Rod Keeling, executive director of the Downtown Tempe Community, says he fully understands. Keeling talks about the DTC's board of directors and participating businesses and neighbors as "stakeholders," and says the arts are an important part of what's at stake. That's why he says he is receptive to finding ways to use public space for concerts -- or at least to lending any resources the DTC can offer.

"If the audience is going to clubs that don't offer live music and they're choosing it over live music, then that's a problem," Keeling says. "Somehow, we have to resuscitate the product, the offering."

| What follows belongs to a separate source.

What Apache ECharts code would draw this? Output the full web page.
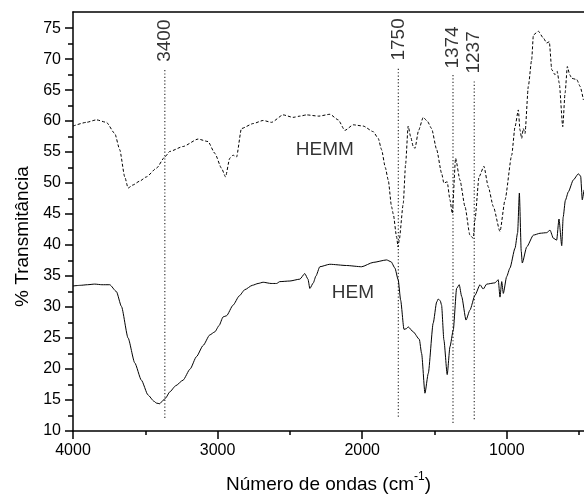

But Keeling qualifies his suggestion: "I'm not the guy to ask about how to do that."

The onus, he says, is on the artists and promoters, not just on the benevolence of the surrounding businesses.

"We can provide a venue. We can probably help them with sponsors," Keeling says. "Maybe we can create space on a certain night of the week. It's going to be dependent on the ownership of what we do, the artists themselves. They'll have to own it."

Daly says that shouldn't be much of a problem.

"Fuck the buildings," he says. "If people will open the doors, put on the lights and pay the bands, that's half the battle.

"You know as well as I do that when places fill up at $8 a head, somebody's making a lot of money. I'm not saying it's going to happen today or tomorrow, but it's going to happen eventually. It's a gamble. It's not really a good gamble, either, you know? Music's an incredibly crappy business to be in, probably the worst. Drug dealing has much more sensible growth. I sympathize with these club owners."

Verbis and Adams say they'd like to still be able to make that gamble, too. With the business climate the way it is now, however, Adams is betting that beats-per-minute, sweat, flesh and grinding are the real catalysts that'll bring the crowds back to the area.

"It's exciting to me because we're going to have another baby. And I'm really looking forward to it," Adams says.